### Task requirements
Leave the pictures out, and output exactly the lines from the one containing "Write the matplotlib code for this chart." through the one containing "ax = fig.add_axes([0.113, 0.231, 0.877, 0.747])".

Source data
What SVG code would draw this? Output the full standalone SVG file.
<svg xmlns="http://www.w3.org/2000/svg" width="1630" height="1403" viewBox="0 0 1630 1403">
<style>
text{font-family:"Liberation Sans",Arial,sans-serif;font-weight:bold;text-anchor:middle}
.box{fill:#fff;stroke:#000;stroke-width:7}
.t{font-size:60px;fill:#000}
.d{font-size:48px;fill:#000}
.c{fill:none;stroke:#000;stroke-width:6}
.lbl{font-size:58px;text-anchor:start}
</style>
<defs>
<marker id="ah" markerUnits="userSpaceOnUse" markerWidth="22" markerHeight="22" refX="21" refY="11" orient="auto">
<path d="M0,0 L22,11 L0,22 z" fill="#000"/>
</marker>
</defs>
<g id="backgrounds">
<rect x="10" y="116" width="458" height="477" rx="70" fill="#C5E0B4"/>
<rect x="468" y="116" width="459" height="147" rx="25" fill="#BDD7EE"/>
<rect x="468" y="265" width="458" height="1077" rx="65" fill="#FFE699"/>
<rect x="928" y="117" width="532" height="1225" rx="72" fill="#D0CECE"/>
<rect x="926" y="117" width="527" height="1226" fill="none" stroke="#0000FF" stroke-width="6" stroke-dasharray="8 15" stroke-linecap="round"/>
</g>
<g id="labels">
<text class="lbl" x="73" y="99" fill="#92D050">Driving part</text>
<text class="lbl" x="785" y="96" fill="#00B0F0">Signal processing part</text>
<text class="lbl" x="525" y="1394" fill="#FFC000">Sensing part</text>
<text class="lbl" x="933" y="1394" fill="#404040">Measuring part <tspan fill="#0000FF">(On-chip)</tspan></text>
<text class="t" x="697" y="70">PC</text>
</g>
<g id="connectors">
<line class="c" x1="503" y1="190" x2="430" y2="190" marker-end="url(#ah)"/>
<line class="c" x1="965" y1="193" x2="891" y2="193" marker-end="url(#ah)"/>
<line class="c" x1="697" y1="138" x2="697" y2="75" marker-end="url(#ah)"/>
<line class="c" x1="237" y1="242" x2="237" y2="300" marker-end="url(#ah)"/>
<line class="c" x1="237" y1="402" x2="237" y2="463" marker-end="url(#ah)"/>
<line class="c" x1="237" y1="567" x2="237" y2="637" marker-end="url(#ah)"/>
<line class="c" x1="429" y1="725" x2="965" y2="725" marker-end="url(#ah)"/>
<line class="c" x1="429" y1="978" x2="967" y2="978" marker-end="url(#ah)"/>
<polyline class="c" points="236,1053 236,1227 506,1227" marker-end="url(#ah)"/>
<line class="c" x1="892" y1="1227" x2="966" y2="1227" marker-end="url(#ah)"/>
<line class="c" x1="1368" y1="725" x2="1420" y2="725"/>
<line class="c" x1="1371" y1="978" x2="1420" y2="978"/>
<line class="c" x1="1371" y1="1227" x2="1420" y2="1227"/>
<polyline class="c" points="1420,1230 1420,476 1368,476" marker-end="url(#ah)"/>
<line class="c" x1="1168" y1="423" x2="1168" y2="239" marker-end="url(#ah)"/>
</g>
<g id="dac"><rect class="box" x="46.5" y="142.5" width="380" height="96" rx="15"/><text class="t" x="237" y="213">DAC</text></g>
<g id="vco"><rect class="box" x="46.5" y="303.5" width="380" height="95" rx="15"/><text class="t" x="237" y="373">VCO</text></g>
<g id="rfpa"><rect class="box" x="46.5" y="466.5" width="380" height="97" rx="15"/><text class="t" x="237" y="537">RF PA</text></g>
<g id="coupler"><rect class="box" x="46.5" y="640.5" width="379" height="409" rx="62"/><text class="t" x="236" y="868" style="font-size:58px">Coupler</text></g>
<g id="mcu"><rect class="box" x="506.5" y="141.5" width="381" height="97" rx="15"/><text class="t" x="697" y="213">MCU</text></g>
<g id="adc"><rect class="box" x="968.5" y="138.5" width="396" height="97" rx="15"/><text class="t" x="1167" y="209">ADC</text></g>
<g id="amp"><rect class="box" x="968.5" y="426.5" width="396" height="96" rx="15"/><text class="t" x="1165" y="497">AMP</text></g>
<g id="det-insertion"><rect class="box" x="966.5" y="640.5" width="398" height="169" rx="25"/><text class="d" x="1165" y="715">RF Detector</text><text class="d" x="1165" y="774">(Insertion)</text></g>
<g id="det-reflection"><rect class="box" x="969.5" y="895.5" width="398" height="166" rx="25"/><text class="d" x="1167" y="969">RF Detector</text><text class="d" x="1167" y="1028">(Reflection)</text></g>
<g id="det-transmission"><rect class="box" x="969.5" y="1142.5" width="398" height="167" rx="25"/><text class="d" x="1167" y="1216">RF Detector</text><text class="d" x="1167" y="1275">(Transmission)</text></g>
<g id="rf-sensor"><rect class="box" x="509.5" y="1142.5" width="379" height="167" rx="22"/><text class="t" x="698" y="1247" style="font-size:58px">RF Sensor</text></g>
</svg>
---
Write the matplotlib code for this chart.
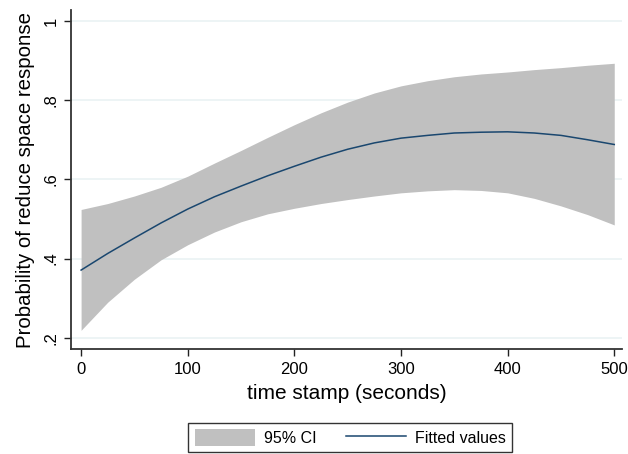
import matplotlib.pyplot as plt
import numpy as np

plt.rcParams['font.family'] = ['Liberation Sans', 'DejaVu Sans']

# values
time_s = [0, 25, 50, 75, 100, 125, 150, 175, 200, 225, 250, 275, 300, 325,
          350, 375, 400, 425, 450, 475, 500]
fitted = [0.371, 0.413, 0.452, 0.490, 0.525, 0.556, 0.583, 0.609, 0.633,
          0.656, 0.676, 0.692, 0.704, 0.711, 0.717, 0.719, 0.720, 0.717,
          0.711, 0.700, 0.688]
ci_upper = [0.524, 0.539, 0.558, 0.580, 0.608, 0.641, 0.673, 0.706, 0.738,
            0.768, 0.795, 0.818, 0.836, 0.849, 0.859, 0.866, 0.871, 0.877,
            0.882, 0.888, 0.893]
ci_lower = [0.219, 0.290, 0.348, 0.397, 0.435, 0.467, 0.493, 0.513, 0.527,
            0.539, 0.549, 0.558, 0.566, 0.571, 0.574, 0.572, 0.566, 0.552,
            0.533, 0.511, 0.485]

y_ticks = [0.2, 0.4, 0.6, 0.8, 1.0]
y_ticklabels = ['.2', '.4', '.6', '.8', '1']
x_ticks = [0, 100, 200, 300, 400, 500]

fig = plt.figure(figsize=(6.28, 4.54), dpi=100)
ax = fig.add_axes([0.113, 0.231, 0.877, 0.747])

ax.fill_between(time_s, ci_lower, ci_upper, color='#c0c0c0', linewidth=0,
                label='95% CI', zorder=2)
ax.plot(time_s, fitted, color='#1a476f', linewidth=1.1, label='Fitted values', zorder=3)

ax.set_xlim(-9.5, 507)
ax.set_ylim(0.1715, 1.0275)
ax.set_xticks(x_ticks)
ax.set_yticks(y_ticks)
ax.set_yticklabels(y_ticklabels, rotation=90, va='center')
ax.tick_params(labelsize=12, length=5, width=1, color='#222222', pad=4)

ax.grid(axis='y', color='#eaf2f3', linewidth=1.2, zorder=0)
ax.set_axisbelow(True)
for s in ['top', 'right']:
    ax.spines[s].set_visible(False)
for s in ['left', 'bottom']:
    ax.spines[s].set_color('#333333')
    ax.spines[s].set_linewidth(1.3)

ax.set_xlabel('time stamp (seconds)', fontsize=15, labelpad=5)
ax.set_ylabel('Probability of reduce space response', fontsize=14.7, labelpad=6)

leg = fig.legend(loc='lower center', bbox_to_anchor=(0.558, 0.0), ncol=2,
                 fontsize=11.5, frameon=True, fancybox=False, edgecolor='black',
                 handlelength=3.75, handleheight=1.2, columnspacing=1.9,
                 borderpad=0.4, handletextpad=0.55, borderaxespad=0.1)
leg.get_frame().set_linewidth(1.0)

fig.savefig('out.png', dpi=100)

### Exercise solution
Write the matplotlib code for this chart.
import matplotlib.pyplot as plt
import numpy as np

plt.rcParams['font.family'] = ['Liberation Sans', 'DejaVu Sans']

# values
time_s = [0, 25, 50, 75, 100, 125, 150, 175, 200, 225, 250, 275, 300, 325,
          350, 375, 400, 425, 450, 475, 500]
fitted = [0.371, 0.413, 0.452, 0.490, 0.525, 0.556, 0.583, 0.609, 0.633,
          0.656, 0.676, 0.692, 0.704, 0.711, 0.717, 0.719, 0.720, 0.717,
          0.711, 0.700, 0.688]
ci_upper = [0.524, 0.539, 0.558, 0.580, 0.608, 0.641, 0.673, 0.706, 0.738,
            0.768, 0.795, 0.818, 0.836, 0.849, 0.859, 0.866, 0.871, 0.877,
            0.882, 0.888, 0.893]
ci_lower = [0.219, 0.290, 0.348, 0.397, 0.435, 0.467, 0.493, 0.513, 0.527,
            0.539, 0.549, 0.558, 0.566, 0.571, 0.574, 0.572, 0.566, 0.552,
            0.533, 0.511, 0.485]

y_ticks = [0.2, 0.4, 0.6, 0.8, 1.0]
y_ticklabels = ['.2', '.4', '.6', '.8', '1']
x_ticks = [0, 100, 200, 300, 400, 500]

fig = plt.figure(figsize=(6.28, 4.54), dpi=100)
ax = fig.add_axes([0.113, 0.231, 0.877, 0.747])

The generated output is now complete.